Restate the span of lines that starts with the line containing "Output the Python" and ends with the line containing "plt.rcParams['font.family'] = ['Liberation", word for word, including both, with nothing else.

--- begin Supplied entries ---

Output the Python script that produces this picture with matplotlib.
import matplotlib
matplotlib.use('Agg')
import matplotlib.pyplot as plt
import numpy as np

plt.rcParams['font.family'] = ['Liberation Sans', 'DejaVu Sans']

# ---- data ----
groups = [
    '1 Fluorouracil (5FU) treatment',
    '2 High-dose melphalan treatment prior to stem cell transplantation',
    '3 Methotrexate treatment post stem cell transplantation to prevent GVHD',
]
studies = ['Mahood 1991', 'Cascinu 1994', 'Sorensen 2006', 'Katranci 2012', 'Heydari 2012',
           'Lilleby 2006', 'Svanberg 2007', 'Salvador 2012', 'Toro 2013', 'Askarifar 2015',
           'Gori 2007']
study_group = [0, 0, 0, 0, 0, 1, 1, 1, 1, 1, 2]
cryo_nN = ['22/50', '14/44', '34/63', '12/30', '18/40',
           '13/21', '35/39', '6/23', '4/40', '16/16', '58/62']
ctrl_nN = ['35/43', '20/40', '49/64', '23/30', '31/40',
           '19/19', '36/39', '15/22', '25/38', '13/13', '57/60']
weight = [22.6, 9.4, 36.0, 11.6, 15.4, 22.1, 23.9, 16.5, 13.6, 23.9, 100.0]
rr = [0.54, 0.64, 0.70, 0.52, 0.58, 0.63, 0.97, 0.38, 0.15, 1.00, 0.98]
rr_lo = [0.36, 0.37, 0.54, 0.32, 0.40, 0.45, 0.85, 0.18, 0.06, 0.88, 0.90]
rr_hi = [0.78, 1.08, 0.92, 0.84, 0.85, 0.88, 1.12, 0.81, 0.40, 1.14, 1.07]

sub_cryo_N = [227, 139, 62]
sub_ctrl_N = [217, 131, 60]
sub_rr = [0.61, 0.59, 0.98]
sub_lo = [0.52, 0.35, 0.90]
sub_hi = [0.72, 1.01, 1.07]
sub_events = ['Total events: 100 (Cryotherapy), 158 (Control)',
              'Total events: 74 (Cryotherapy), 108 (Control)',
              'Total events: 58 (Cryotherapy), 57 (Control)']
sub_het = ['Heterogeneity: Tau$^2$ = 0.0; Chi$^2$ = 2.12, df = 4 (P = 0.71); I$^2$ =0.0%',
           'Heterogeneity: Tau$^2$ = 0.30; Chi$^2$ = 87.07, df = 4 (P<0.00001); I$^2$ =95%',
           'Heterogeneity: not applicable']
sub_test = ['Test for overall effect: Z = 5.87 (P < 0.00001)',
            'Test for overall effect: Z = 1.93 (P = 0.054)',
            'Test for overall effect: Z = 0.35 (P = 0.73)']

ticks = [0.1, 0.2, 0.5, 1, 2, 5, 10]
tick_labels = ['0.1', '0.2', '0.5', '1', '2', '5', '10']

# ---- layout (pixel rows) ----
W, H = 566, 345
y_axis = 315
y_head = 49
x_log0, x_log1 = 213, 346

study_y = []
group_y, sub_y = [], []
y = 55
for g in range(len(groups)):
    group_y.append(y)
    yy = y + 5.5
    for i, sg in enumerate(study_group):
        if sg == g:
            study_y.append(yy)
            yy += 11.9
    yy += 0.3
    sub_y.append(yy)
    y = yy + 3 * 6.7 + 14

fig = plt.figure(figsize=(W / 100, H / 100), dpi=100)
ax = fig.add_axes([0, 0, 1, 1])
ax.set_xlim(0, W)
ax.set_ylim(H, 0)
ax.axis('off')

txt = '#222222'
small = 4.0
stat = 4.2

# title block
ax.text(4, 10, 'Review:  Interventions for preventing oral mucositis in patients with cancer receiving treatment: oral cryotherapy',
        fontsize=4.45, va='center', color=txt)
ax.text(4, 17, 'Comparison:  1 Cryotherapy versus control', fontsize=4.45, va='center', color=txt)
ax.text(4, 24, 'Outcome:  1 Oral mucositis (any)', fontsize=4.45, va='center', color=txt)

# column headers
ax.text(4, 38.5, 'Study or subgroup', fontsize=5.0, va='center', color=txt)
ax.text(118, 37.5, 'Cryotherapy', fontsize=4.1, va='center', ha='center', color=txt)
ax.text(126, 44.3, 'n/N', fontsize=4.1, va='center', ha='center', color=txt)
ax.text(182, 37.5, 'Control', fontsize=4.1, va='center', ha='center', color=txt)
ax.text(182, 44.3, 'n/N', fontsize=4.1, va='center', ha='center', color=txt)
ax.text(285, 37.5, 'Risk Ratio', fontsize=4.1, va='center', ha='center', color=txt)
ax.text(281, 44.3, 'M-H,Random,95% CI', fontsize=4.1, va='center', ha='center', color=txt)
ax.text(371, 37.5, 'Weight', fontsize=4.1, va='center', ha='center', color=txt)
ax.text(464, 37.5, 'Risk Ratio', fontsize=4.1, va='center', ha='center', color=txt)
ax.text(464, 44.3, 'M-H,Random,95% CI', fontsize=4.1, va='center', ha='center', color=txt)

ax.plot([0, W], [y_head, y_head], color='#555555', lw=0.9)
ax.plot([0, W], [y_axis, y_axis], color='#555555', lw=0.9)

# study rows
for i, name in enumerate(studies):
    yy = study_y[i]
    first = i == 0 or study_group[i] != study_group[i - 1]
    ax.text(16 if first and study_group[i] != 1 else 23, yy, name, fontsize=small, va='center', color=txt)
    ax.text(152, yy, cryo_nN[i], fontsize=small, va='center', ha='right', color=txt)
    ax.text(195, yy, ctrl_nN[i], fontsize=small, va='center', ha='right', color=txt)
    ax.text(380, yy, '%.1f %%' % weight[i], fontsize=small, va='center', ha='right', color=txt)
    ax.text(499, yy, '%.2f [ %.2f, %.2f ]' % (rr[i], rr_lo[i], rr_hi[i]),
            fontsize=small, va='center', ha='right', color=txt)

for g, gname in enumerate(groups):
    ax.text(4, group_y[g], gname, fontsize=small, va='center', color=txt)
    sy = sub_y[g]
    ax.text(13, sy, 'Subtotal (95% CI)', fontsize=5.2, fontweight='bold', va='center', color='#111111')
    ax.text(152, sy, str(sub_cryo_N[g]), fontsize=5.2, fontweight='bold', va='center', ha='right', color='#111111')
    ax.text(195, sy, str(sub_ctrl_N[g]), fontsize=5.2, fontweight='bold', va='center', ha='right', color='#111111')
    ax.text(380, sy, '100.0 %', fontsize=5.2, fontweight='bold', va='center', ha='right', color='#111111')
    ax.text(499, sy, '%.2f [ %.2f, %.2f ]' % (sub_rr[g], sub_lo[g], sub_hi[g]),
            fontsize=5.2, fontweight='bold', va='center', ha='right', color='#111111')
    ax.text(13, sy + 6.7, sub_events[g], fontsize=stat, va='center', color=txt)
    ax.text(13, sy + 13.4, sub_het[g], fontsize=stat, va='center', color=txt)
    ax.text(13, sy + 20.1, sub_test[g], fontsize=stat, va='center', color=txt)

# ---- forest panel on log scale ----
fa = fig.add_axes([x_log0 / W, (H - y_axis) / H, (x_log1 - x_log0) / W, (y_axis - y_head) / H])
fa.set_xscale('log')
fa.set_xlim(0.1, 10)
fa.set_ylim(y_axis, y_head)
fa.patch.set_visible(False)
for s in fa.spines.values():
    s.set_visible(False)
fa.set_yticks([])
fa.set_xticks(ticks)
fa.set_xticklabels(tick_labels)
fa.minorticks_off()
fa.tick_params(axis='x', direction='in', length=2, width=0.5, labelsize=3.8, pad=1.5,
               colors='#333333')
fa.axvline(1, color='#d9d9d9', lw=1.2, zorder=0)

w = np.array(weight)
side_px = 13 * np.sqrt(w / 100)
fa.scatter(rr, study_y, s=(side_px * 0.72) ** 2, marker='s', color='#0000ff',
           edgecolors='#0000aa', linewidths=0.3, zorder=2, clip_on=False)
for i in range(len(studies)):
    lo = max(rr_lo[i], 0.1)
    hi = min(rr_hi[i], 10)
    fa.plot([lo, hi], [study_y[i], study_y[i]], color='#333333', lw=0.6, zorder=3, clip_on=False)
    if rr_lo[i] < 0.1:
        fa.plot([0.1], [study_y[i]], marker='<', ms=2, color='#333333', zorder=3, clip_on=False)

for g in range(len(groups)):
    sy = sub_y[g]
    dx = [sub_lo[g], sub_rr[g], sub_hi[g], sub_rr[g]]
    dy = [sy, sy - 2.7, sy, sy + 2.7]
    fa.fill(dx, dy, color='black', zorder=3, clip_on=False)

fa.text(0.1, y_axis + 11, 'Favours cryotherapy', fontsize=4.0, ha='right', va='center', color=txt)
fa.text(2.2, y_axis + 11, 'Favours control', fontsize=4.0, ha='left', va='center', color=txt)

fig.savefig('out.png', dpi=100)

--- end Supplied entries ---
--- begin Supplied entries ---

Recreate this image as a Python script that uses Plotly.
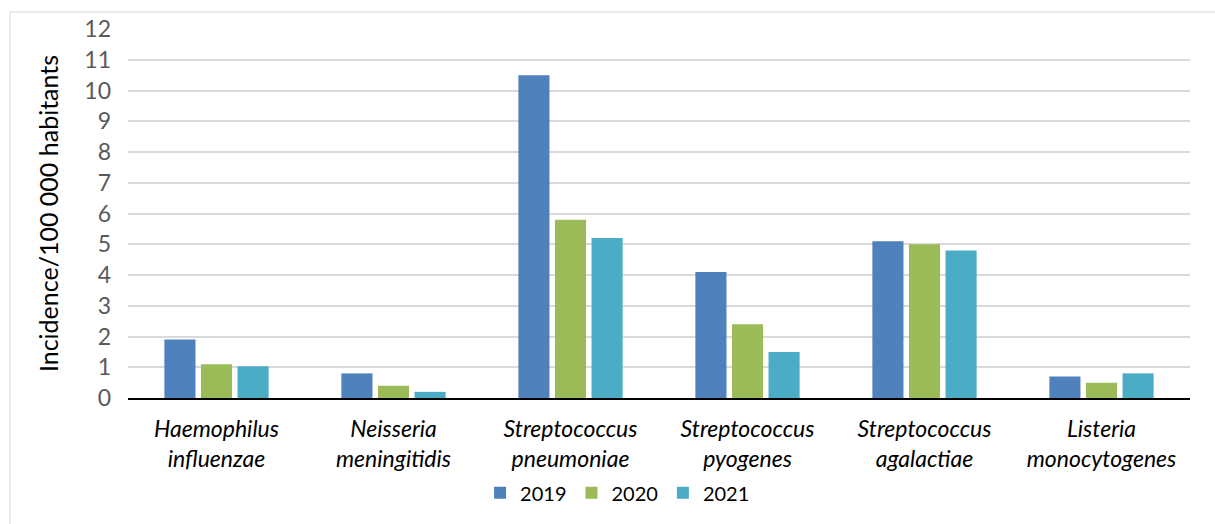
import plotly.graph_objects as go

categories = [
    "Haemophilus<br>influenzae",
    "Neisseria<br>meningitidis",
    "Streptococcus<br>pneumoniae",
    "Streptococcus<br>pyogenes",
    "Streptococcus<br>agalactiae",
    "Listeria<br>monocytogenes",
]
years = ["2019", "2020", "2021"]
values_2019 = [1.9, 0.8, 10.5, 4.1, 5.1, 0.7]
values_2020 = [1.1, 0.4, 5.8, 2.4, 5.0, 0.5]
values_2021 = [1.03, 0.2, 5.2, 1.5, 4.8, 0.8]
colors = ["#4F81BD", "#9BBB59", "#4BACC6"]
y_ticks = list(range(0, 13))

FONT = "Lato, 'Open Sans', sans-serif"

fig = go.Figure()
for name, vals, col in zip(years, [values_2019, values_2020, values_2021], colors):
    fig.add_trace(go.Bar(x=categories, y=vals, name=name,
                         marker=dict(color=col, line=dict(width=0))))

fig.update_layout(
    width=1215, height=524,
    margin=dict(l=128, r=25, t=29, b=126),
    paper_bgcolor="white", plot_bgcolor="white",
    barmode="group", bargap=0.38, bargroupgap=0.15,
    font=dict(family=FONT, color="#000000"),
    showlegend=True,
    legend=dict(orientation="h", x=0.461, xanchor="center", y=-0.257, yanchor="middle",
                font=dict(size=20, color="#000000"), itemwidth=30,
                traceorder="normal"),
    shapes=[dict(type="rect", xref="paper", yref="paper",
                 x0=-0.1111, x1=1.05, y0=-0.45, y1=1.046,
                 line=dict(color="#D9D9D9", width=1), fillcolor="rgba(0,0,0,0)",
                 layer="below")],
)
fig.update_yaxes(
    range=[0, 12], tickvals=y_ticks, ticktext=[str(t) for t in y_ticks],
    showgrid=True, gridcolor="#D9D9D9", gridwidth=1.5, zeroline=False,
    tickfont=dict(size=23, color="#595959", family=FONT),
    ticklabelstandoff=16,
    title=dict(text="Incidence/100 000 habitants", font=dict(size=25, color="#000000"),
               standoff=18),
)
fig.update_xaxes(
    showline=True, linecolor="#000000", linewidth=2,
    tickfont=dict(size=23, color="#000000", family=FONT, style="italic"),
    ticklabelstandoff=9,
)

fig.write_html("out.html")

--- end Supplied entries ---

### Result of this task
Output the Python script that produces this picture with matplotlib.
import matplotlib
matplotlib.use('Agg')
import matplotlib.pyplot as plt
import numpy as np

plt.rcParams['font.family'] = ['Liberation Sans', 'DejaVu Sans']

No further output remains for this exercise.